■ **Task goal**
Each line of the listing must be transcribed exactly, except for the images, which should be excluded.

■ **Data**

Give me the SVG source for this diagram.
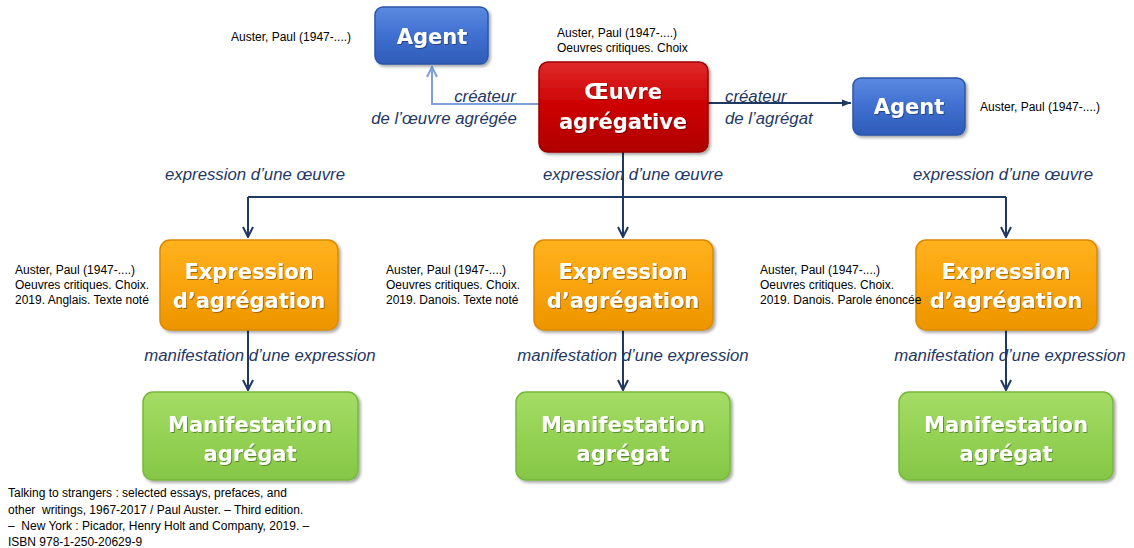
<svg xmlns="http://www.w3.org/2000/svg" width="1134" height="548" viewBox="0 0 1134 548">
<defs>
<linearGradient id="gBlue" x1="0" y1="0" x2="0" y2="1"><stop offset="0" stop-color="#5b8ae0"/><stop offset="0.5" stop-color="#3f6fd0"/><stop offset="1" stop-color="#2f5cb8"/></linearGradient>
<linearGradient id="gRed" x1="0" y1="0" x2="0" y2="1"><stop offset="0" stop-color="#e02a2a"/><stop offset="0.5" stop-color="#cc0000"/><stop offset="1" stop-color="#b00000"/></linearGradient>
<linearGradient id="gOrange" x1="0" y1="0" x2="0" y2="1"><stop offset="0" stop-color="#ffb21f"/><stop offset="0.5" stop-color="#f9a30c"/><stop offset="1" stop-color="#ec9500"/></linearGradient>
<linearGradient id="gGreen" x1="0" y1="0" x2="0" y2="1"><stop offset="0" stop-color="#a5dc66"/><stop offset="0.5" stop-color="#94d254"/><stop offset="1" stop-color="#86c646"/></linearGradient>
<filter id="sh" x="-10%" y="-10%" width="125%" height="130%"><feDropShadow dx="2" dy="2" stdDeviation="1.5" flood-color="#000" flood-opacity="0.35"/></filter>
<filter id="tsh" x="-10%" y="-10%" width="120%" height="130%"><feDropShadow dx="1" dy="1" stdDeviation="0.6" flood-color="#000" flood-opacity="0.35"/></filter>
<marker id="open" viewBox="0 0 12 12" refX="11" refY="6" markerWidth="12" markerHeight="12" markerUnits="userSpaceOnUse" orient="auto"><path d="M1,1 L11,6 L1,11" fill="none" stroke="#1f3864" stroke-width="2"/></marker>
<marker id="openL" viewBox="0 0 12 12" refX="11" refY="6" markerWidth="12" markerHeight="12" markerUnits="userSpaceOnUse" orient="auto"><path d="M1,1 L11,6 L1,11" fill="none" stroke="#7f9fdb" stroke-width="2"/></marker>
<marker id="fill" viewBox="0 0 10 10" refX="10" refY="5" markerWidth="10" markerHeight="9" markerUnits="userSpaceOnUse" orient="auto"><path d="M0,1 L10,5 L0,9 Z" fill="#1f3864"/></marker>
</defs>
<style>
.box{filter:url(#sh)}
.blue{fill:url(#gBlue);stroke:#2b56a8;stroke-width:1.5}
.red{fill:url(#gRed);stroke:#9a0000;stroke-width:1.5}
.orange{fill:url(#gOrange);stroke:#d98a00;stroke-width:1.5}
.green{fill:url(#gGreen);stroke:#78b83c;stroke-width:1.5}
.nt{font-family:"DejaVu Sans",sans-serif;font-weight:700;font-size:21px;fill:#fff;text-anchor:middle;filter:url(#tsh)}
.lbl{font-family:"Liberation Sans",Arial,sans-serif;font-style:italic;font-size:16.8px;fill:#1f3864}
.sm{font-family:"Liberation Sans",Arial,sans-serif;font-size:12px;fill:#000}
.ln{fill:none;stroke:#1f3864;stroke-width:2}
</style>
<g id="connectors">
<path class="ln" d="M539,104 H432 V67" style="stroke:#7f9fdb" marker-end="url(#openL)"/>
<path class="ln" d="M708,103 H851" marker-end="url(#fill)"/>
<path class="ln" d="M623,152 V237"  marker-end="url(#open)"/>
<path class="ln" d="M248,197 H1006"/>
<path class="ln" d="M248,197 V237" marker-end="url(#open)"/>
<path class="ln" d="M1006,197 V237" marker-end="url(#open)"/>
<path class="ln" d="M248,330 V390" marker-end="url(#open)"/>
<path class="ln" d="M623,330 V390" marker-end="url(#open)"/>
<path class="ln" d="M1006,330 V390" marker-end="url(#open)"/>
<text class="lbl" x="485" y="102" text-anchor="middle">créateur</text>
<text class="lbl" x="444" y="124" text-anchor="middle">de l’œuvre agrégée</text>
<text class="lbl" x="725" y="102">créateur</text>
<text class="lbl" x="725" y="124">de l’agrégat</text>
<text class="lbl" x="255" y="180" text-anchor="middle">expression d’une œuvre</text>
<text class="lbl" x="633" y="180" text-anchor="middle">expression d’une œuvre</text>
<text class="lbl" x="1003" y="180" text-anchor="middle">expression d’une œuvre</text>
<text class="lbl" x="260" y="361" text-anchor="middle">manifestation d’une expression</text>
<text class="lbl" x="633" y="361" text-anchor="middle">manifestation d’une expression</text>
<text class="lbl" x="1010" y="361" text-anchor="middle">manifestation d’une expression</text>
</g>
<g id="agent1">
<rect class="box blue" x="375" y="7" width="113" height="57" rx="8"/>
<text class="nt" x="432" y="44">Agent</text>
<text class="sm" x="231" y="41">Auster, Paul (1947-....)</text>
</g>
<g id="oeuvre">
<rect class="box red" x="539" y="62" width="169" height="90" rx="9"/>
<text class="nt" x="623" y="99">Œuvre</text>
<text class="nt" x="623" y="129">agrégative</text>
<text class="sm" x="557" y="37">Auster, Paul (1947-....)</text>
<text class="sm" x="557" y="52">Oeuvres critiques. Choix</text>
</g>
<g id="agent2">
<rect class="box blue" x="853" y="78" width="112" height="57" rx="8"/>
<text class="nt" x="909" y="114">Agent</text>
<text class="sm" x="980" y="111">Auster, Paul (1947-....)</text>
</g>
<g id="expr1">
<rect class="box orange" x="160" y="240" width="178" height="90" rx="10"/>
<text class="nt" x="249" y="279">Expression</text>
<text class="nt" x="249" y="308">d’agrégation</text>
<text class="sm" x="15" y="274">Auster, Paul (1947-....)</text>
<text class="sm" x="15" y="289">Oeuvres critiques. Choix.</text>
<text class="sm" x="15" y="304">2019. Anglais. Texte noté</text>
</g>
<g id="expr2">
<rect class="box orange" x="534" y="240" width="179" height="90" rx="10"/>
<text class="nt" x="623" y="279">Expression</text>
<text class="nt" x="623" y="308">d’agrégation</text>
<text class="sm" x="386" y="274">Auster, Paul (1947-....)</text>
<text class="sm" x="386" y="289">Oeuvres critiques. Choix.</text>
<text class="sm" x="386" y="304">2019. Danois. Texte noté</text>
</g>
<g id="expr3">
<rect class="box orange" x="916" y="240" width="181" height="90" rx="10"/>
<text class="nt" x="1006" y="279">Expression</text>
<text class="nt" x="1006" y="308">d’agrégation</text>
<text class="sm" x="760" y="274">Auster, Paul (1947-....)</text>
<text class="sm" x="760" y="289">Oeuvres critiques. Choix.</text>
<text class="sm" x="760" y="304">2019. Danois. Parole énoncée</text>
</g>
<g id="manif1">
<rect class="box green" x="143" y="392" width="215" height="88" rx="10"/>
<text class="nt" x="250" y="432">Manifestation</text>
<text class="nt" x="250" y="461">agrégat</text>
<text class="sm" x="8" y="497">Talking to strangers : selected essays, prefaces, and</text>
<text class="sm" x="8" y="514" xml:space="preserve">other  writings, 1967-2017 / Paul Auster. – Third edition.</text>
<text class="sm" x="8" y="530" xml:space="preserve">–  New York : Picador, Henry Holt and Company, 2019. –</text>
<text class="sm" x="8" y="546">ISBN 978-1-250-20629-9</text>
</g>
<g id="manif2">
<rect class="box green" x="516" y="392" width="214" height="88" rx="10"/>
<text class="nt" x="623" y="432">Manifestation</text>
<text class="nt" x="623" y="461">agrégat</text>
</g>
<g id="manif3">
<rect class="box green" x="899" y="392" width="214" height="88" rx="10"/>
<text class="nt" x="1006" y="432">Manifestation</text>
<text class="nt" x="1006" y="461">agrégat</text>
</g>
</svg>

■ **Exercise result**
Give me the SVG source for this diagram.
<svg xmlns="http://www.w3.org/2000/svg" width="1134" height="548" viewBox="0 0 1134 548">
<defs>
<linearGradient id="gBlue" x1="0" y1="0" x2="0" y2="1"><stop offset="0" stop-color="#5b8ae0"/><stop offset="0.5" stop-color="#3f6fd0"/><stop offset="1" stop-color="#2f5cb8"/></linearGradient>
<linearGradient id="gRed" x1="0" y1="0" x2="0" y2="1"><stop offset="0" stop-color="#e02a2a"/><stop offset="0.5" stop-color="#cc0000"/><stop offset="1" stop-color="#b00000"/></linearGradient>
<linearGradient id="gOrange" x1="0" y1="0" x2="0" y2="1"><stop offset="0" stop-color="#ffb21f"/><stop offset="0.5" stop-color="#f9a30c"/><stop offset="1" stop-color="#ec9500"/></linearGradient>
<linearGradient id="gGreen" x1="0" y1="0" x2="0" y2="1"><stop offset="0" stop-color="#a5dc66"/><stop offset="0.5" stop-color="#94d254"/><stop offset="1" stop-color="#86c646"/></linearGradient>
<filter id="sh" x="-10%" y="-10%" width="125%" height="130%"><feDropShadow dx="2" dy="2" stdDeviation="1.5" flood-color="#000" flood-opacity="0.35"/></filter>
<filter id="tsh" x="-10%" y="-10%" width="120%" height="130%"><feDropShadow dx="1" dy="1" stdDeviation="0.6" flood-color="#000" flood-opacity="0.35"/></filter>
<marker id="open" viewBox="0 0 12 12" refX="11" refY="6" markerWidth="12" markerHeight="12" markerUnits="userSpaceOnUse" orient="auto"><path d="M1,1 L11,6 L1,11" fill="none" stroke="#1f3864" stroke-width="2"/></marker>
<marker id="openL" viewBox="0 0 12 12" refX="11" refY="6" markerWidth="12" markerHeight="12" markerUnits="userSpaceOnUse" orient="auto"><path d="M1,1 L11,6 L1,11" fill="none" stroke="#7f9fdb" stroke-width="2"/></marker>
<marker id="fill" viewBox="0 0 10 10" refX="10" refY="5" markerWidth="10" markerHeight="9" markerUnits="userSpaceOnUse" orient="auto"><path d="M0,1 L10,5 L0,9 Z" fill="#1f3864"/></marker>
</defs>
<style>
.box{filter:url(#sh)}
.blue{fill:url(#gBlue);stroke:#2b56a8;stroke-width:1.5}
.red{fill:url(#gRed);stroke:#9a0000;stroke-width:1.5}
.orange{fill:url(#gOrange);stroke:#d98a00;stroke-width:1.5}
.green{fill:url(#gGreen);stroke:#78b83c;stroke-width:1.5}
.nt{font-family:"DejaVu Sans",sans-serif;font-weight:700;font-size:21px;fill:#fff;text-anchor:middle;filter:url(#tsh)}
.lbl{font-family:"Liberation Sans",Arial,sans-serif;font-style:italic;font-size:16.8px;fill:#1f3864}
.sm{font-family:"Liberation Sans",Arial,sans-serif;font-size:12px;fill:#000}
.ln{fill:none;stroke:#1f3864;stroke-width:2}
</style>
<g id="connectors">
<path class="ln" d="M539,104 H432 V67" style="stroke:#7f9fdb" marker-end="url(#openL)"/>
<path class="ln" d="M708,103 H851" marker-end="url(#fill)"/>
<path class="ln" d="M623,152 V237"  marker-end="url(#open)"/>
<path class="ln" d="M248,197 H1006"/>
<path class="ln" d="M248,197 V237" marker-end="url(#open)"/>
<path class="ln" d="M1006,197 V237" marker-end="url(#open)"/>
<path class="ln" d="M248,330 V390" marker-end="url(#open)"/>
<path class="ln" d="M623,330 V390" marker-end="url(#open)"/>
<path class="ln" d="M1006,330 V390" marker-end="url(#open)"/>
<text class="lbl" x="485" y="102" text-anchor="middle">créateur</text>
<text class="lbl" x="444" y="124" text-anchor="middle">de l’œuvre agrégée</text>
<text class="lbl" x="725" y="102">créateur</text>
<text class="lbl" x="725" y="124">de l’agrégat</text>
<text class="lbl" x="255" y="180" text-anchor="middle">expression d’une œuvre</text>
<text class="lbl" x="633" y="180" text-anchor="middle">expression d’une œuvre</text>
<text class="lbl" x="1003" y="180" text-anchor="middle">expression d’une œuvre</text>
<text class="lbl" x="260" y="361" text-anchor="middle">manifestation d’une expression</text>
<text class="lbl" x="633" y="361" text-anchor="middle">manifestation d’une expression</text>
<text class="lbl" x="1010" y="361" text-anchor="middle">manifestation d’une expression</text>
</g>
<g id="agent1">
<rect class="box blue" x="375" y="7" width="113" height="57" rx="8"/>
<text class="nt" x="432" y="44">Agent</text>
<text class="sm" x="231" y="41">Auster, Paul (1947-....)</text>
</g>
<g id="oeuvre">
<rect class="box red" x="539" y="62" width="169" height="90" rx="9"/>
<text class="nt" x="623" y="99">Œuvre</text>
<text class="nt" x="623" y="129">agrégative</text>
<text class="sm" x="557" y="37">Auster, Paul (1947-....)</text>
<text class="sm" x="557" y="52">Oeuvres critiques. Choix</text>
</g>
<g id="agent2">
<rect class="box blue" x="853" y="78" width="112" height="57" rx="8"/>
<text class="nt" x="909" y="114">Agent</text>
<text class="sm" x="980" y="111">Auster, Paul (1947-....)</text>
</g>
<g id="expr1">
<rect class="box orange" x="160" y="240" width="178" height="90" rx="10"/>
<text class="nt" x="249" y="279">Expression</text>
<text class="nt" x="249" y="308">d’agrégation</text>
<text class="sm" x="15" y="274">Auster, Paul (1947-....)</text>
<text class="sm" x="15" y="289">Oeuvres critiques. Choix.</text>
<text class="sm" x="15" y="304">2019. Anglais. Texte noté</text>
</g>
<g id="expr2">
<rect class="box orange" x="534" y="240" width="179" height="90" rx="10"/>
<text class="nt" x="623" y="279">Expression</text>
<text class="nt" x="623" y="308">d’agrégation</text>
<text class="sm" x="386" y="274">Auster, Paul (1947-....)</text>
<text class="sm" x="386" y="289">Oeuvres critiques. Choix.</text>
<text class="sm" x="386" y="304">2019. Danois. Texte noté</text>
</g>
<g id="expr3">
<rect class="box orange" x="916" y="240" width="181" height="90" rx="10"/>
<text class="nt" x="1006" y="279">Expression</text>
<text class="nt" x="1006" y="308">d’agrégation</text>
<text class="sm" x="760" y="274">Auster, Paul (1947-....)</text>
<text class="sm" x="760" y="289">Oeuvres critiques. Choix.</text>
<text class="sm" x="760" y="304">2019. Danois. Parole énoncée</text>
</g>
<g id="manif1">
<rect class="box green" x="143" y="392" width="215" height="88" rx="10"/>
<text class="nt" x="250" y="432">Manifestation</text>
<text class="nt" x="250" y="461">agrégat</text>
<text class="sm" x="8" y="497">Talking to strangers : selected essays, prefaces, and</text>
<text class="sm" x="8" y="514" xml:space="preserve">other  writings, 1967-2017 / Paul Auster. – Third edition.</text>
<text class="sm" x="8" y="530" xml:space="preserve">–  New York : Picador, Henry Holt and Company, 2019. –</text>
<text class="sm" x="8" y="546">ISBN 978-1-250-20629-9</text>
</g>
<g id="manif2">
<rect class="box green" x="516" y="392" width="214" height="88" rx="10"/>
<text class="nt" x="623" y="432">Manifestation</text>
<text class="nt" x="623" y="461">agrégat</text>
</g>
<g id="manif3">
<rect class="box green" x="899" y="392" width="214" height="88" rx="10"/>
<text class="nt" x="1006" y="432">Manifestation</text>
<text class="nt" x="1006" y="461">agrégat</text>
</g>
</svg>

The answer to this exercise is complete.